In 1984, Borja was called up for the U.S. Olympic soccer team which competed at the 1984 Summer Olympics. Borja played all three games as the U.S. ran to a 1-1-1 record in group play, failing to qualify for the second round. While the U.S. fielded its full international team at the Olympics, these games do not count as national team games as FIFA did not recognize them as full internationals. Borja was also on the U.S. team at the 1987 Pan American Games.

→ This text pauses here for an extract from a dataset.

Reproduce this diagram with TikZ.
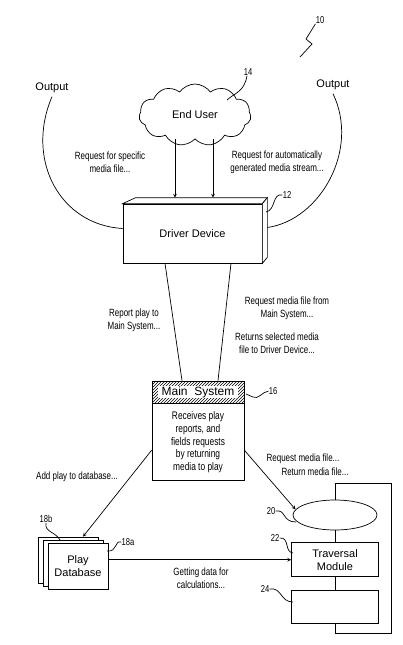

While Borja retired from professional soccer in 1992, that year he played for the United States men's national futsal team which won the silver medal at the World Championship. Borja was selected to the tournament first team. He continued to play on the U.S. Futsal team until 1995, scoring a total of 9 goals, placing him in the top ten list of U.S. futsal players.

==Coaching==
After retiring from playing, Borja joined the coaching ranks. He began with the Houston Hotshots of the Continental Indoor Soccer League in 1994 and the Houston Force for their one competitive game in 1995. The Force folded after that single game. He also coached high school girls' soccer in Houston. He was on the National Soccer Coaches Association of America (NSCAA) National Staff and coached the Renegade Elite in Florida. Prior to 2012, he coached boys' soccer and girls' and boys' golf at Coral Glades High School in Coral Springs, Florida. He was also an Assistant Principal at South Plantation High School in Plantation, Florida.